## EXERCISE DIRECTIONS:
Reproduce, please, the span of lines beginning at the line with "What TikZ code" and ending at the line with "(7,9) -- (7,508);", inclusive, minus any pictures.

## MATERIAL FOR THIS EXERCISE:
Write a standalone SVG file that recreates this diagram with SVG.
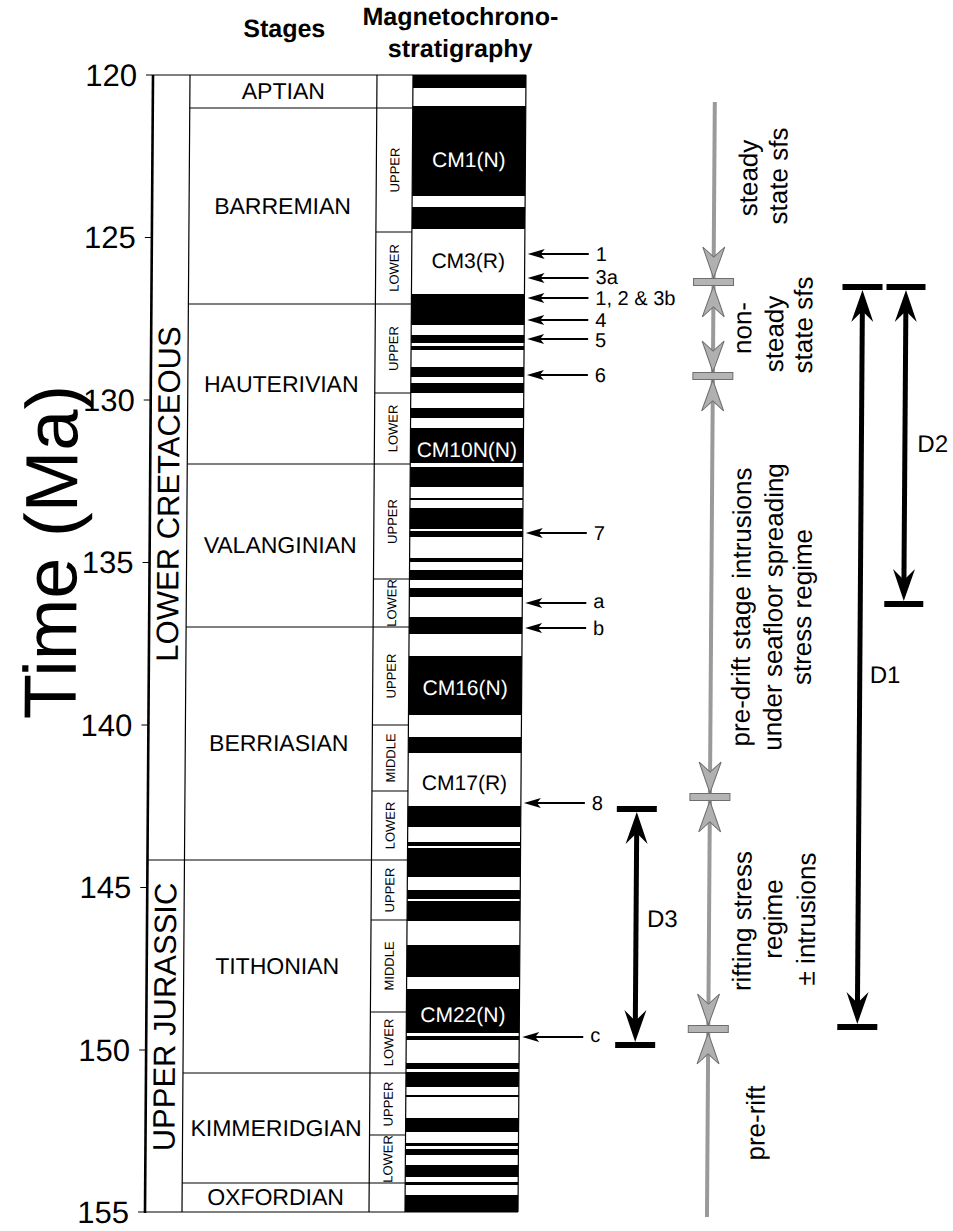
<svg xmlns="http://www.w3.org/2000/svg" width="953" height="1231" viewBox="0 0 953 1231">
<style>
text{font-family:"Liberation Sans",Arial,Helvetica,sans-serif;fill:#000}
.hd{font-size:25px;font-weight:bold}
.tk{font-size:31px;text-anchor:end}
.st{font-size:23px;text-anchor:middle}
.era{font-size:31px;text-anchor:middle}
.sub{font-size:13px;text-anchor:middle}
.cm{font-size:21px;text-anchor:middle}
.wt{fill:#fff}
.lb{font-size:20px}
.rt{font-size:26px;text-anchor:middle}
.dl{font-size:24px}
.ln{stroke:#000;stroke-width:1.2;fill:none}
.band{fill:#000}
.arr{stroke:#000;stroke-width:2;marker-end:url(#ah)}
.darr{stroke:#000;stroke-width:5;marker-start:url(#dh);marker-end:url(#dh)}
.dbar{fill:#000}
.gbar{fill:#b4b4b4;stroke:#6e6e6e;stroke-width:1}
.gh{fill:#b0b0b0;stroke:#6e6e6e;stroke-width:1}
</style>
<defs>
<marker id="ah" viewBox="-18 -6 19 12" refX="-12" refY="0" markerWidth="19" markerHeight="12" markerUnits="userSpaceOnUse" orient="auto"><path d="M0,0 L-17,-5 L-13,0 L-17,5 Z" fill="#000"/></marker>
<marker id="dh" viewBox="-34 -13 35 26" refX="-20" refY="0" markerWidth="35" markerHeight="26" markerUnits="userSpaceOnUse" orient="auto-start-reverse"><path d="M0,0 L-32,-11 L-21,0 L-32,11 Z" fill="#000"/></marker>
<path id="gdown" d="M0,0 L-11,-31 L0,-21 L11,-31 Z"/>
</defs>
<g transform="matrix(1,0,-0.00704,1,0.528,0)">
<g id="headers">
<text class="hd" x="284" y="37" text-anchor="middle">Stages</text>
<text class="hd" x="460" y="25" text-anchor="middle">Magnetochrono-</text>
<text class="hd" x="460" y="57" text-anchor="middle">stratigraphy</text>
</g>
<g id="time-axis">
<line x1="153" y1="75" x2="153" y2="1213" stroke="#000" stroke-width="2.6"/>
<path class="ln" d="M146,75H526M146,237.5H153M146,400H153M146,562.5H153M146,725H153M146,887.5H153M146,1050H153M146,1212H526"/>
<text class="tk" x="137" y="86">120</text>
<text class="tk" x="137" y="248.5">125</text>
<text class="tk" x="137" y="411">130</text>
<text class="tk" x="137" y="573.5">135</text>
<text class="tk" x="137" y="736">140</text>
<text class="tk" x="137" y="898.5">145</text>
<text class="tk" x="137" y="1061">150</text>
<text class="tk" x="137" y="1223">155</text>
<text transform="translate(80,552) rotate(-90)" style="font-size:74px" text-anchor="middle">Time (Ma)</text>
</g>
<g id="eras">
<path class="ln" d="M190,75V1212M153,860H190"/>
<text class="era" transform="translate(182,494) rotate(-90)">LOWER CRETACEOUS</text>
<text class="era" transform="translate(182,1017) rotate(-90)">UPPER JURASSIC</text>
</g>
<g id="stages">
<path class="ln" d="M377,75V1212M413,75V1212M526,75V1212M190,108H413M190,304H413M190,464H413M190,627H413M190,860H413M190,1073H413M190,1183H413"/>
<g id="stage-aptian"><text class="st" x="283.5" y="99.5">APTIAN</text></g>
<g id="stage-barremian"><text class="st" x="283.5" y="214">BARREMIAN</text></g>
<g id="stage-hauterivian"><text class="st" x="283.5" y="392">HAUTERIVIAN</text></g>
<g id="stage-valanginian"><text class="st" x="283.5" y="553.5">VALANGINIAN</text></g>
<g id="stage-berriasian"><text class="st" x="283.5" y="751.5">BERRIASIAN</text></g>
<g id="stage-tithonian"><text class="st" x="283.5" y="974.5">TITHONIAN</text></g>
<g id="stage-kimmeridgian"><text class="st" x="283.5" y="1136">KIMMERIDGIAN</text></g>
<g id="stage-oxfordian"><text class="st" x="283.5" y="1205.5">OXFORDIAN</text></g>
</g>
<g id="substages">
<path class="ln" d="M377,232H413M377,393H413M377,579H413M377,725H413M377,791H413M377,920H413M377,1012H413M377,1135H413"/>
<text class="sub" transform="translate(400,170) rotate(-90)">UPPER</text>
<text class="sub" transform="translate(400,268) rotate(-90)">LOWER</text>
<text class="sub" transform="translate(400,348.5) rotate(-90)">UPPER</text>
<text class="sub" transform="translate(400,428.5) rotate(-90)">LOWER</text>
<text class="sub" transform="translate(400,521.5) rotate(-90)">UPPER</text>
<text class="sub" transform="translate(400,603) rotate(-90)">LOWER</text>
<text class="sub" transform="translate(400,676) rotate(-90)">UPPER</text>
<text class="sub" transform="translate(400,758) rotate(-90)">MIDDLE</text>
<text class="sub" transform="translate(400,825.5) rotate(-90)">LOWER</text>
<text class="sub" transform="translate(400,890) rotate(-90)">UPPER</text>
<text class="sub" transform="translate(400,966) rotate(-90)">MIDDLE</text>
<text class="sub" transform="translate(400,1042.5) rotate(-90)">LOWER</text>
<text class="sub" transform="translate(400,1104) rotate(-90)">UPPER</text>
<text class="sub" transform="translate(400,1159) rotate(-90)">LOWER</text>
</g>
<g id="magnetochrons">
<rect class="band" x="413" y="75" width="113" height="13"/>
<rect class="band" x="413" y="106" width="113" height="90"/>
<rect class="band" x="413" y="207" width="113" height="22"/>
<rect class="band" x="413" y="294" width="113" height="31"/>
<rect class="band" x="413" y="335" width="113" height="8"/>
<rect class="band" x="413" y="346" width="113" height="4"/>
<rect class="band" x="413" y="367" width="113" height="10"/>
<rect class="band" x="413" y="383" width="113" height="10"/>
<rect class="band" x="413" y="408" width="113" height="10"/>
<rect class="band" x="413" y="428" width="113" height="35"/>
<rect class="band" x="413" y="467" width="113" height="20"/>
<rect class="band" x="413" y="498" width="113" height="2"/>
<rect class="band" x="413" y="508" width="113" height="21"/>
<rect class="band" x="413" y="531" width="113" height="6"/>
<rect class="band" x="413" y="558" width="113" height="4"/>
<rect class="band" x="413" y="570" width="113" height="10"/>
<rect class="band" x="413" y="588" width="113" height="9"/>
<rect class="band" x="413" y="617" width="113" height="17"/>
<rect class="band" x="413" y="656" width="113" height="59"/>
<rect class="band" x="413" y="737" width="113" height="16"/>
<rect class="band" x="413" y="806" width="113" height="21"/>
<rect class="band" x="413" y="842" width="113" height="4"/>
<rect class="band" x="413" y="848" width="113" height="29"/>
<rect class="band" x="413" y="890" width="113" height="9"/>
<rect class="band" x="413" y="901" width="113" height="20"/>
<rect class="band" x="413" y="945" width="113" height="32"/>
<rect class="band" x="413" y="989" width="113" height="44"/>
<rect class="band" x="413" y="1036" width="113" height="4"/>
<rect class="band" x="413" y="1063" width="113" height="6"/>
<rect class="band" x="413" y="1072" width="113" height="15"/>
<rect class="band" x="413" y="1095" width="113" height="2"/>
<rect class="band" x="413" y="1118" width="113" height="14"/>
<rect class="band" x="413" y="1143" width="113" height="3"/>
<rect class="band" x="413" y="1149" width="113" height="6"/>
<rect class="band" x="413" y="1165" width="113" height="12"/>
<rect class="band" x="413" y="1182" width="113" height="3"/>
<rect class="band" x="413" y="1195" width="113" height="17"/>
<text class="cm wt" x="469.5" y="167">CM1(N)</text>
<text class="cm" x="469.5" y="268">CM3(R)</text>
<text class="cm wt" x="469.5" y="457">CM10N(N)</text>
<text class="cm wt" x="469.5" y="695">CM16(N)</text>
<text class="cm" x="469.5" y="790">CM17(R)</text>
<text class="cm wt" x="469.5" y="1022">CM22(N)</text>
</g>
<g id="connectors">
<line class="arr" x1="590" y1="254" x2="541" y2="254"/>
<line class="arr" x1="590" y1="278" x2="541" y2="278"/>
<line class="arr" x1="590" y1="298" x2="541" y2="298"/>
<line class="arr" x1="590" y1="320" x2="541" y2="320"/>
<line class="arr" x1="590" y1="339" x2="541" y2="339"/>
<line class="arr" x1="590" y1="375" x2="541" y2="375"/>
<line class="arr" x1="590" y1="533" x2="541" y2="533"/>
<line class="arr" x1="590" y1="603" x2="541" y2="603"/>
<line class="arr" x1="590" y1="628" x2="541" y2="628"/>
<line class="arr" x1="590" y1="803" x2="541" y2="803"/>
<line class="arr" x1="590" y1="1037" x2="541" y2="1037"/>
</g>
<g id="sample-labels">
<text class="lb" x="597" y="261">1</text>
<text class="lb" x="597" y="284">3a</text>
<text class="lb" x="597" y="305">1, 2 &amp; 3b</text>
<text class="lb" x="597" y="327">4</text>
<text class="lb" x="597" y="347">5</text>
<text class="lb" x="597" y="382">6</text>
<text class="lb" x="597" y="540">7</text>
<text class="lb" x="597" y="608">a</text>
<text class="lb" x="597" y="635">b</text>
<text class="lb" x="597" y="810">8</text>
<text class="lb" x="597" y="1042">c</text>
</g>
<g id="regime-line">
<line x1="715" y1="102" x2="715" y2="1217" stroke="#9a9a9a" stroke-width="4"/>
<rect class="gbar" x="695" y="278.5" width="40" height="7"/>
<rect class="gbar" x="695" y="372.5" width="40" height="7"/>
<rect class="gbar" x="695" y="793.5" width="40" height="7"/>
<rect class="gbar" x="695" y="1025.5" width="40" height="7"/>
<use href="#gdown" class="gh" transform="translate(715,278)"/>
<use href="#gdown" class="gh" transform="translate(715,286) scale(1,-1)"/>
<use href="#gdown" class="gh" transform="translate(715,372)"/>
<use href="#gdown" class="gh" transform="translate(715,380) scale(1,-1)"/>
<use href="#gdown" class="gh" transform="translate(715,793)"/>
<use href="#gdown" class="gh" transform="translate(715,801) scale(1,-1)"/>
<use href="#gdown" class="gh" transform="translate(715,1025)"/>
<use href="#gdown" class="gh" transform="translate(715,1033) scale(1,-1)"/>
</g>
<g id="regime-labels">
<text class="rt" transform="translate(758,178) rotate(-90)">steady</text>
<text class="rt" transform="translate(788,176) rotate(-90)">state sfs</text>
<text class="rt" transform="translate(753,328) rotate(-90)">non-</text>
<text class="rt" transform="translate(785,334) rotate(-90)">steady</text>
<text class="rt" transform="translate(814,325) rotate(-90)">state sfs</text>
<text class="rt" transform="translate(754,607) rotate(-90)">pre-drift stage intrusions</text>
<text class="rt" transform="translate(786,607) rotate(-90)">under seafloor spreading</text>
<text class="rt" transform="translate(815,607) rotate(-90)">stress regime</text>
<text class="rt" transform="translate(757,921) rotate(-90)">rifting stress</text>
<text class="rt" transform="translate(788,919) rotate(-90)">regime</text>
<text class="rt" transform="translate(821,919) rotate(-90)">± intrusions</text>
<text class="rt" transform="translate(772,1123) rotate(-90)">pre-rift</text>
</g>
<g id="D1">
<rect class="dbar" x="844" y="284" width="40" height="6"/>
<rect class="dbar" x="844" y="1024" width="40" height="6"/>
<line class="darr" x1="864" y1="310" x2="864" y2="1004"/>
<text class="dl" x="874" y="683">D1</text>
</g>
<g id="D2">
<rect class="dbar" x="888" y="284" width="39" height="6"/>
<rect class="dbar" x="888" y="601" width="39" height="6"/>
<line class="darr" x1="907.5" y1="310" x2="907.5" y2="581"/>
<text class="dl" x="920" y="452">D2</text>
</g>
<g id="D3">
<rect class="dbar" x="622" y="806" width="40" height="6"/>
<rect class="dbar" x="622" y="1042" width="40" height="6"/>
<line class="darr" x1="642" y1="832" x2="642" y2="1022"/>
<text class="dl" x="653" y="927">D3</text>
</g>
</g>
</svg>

==

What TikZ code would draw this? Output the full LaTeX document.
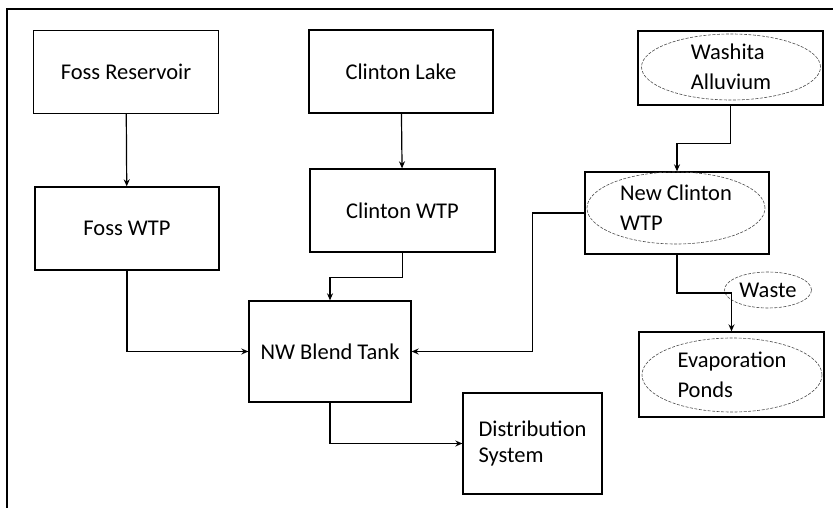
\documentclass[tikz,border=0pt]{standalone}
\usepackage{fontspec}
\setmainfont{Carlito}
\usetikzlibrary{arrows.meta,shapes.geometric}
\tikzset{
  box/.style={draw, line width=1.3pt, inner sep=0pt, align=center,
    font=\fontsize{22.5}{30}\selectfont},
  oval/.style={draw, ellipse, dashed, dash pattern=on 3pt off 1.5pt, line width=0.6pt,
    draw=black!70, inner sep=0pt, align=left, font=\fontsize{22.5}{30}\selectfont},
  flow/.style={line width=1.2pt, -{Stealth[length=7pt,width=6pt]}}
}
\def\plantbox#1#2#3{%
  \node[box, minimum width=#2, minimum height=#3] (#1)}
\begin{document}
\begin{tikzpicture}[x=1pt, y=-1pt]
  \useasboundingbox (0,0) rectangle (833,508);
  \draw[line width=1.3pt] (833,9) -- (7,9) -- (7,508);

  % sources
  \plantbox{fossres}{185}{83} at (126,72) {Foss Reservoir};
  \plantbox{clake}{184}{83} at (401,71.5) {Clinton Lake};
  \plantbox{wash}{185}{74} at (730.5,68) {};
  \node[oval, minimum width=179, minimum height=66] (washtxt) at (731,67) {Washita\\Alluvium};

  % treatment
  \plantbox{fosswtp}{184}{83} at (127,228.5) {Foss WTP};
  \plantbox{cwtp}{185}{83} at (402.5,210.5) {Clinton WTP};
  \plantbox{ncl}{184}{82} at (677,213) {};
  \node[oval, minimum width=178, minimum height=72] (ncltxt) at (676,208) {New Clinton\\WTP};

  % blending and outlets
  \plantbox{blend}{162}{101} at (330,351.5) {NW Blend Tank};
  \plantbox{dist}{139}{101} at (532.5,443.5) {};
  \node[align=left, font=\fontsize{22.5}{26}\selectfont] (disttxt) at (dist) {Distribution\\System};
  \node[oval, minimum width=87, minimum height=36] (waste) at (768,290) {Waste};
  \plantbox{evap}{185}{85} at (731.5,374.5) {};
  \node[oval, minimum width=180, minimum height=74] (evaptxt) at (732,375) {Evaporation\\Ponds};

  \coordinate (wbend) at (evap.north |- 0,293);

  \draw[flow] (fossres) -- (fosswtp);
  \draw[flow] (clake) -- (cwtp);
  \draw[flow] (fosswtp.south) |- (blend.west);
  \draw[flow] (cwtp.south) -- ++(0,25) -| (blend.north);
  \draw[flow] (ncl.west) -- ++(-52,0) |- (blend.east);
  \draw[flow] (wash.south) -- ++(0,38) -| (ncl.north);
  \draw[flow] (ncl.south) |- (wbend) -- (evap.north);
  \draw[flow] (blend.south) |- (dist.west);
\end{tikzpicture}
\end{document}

## SOLUTION:
What TikZ code would draw this? Output the full LaTeX document.
\documentclass[tikz,border=0pt]{standalone}
\usepackage{fontspec}
\setmainfont{Carlito}
\usetikzlibrary{arrows.meta,shapes.geometric}
\tikzset{
  box/.style={draw, line width=1.3pt, inner sep=0pt, align=center,
    font=\fontsize{22.5}{30}\selectfont},
  oval/.style={draw, ellipse, dashed, dash pattern=on 3pt off 1.5pt, line width=0.6pt,
    draw=black!70, inner sep=0pt, align=left, font=\fontsize{22.5}{30}\selectfont},
  flow/.style={line width=1.2pt, -{Stealth[length=7pt,width=6pt]}}
}
\def\plantbox#1#2#3{%
  \node[box, minimum width=#2, minimum height=#3] (#1)}
\begin{document}
\begin{tikzpicture}[x=1pt, y=-1pt]
  \useasboundingbox (0,0) rectangle (833,508);
  \draw[line width=1.3pt] (833,9) -- (7,9) -- (7,508);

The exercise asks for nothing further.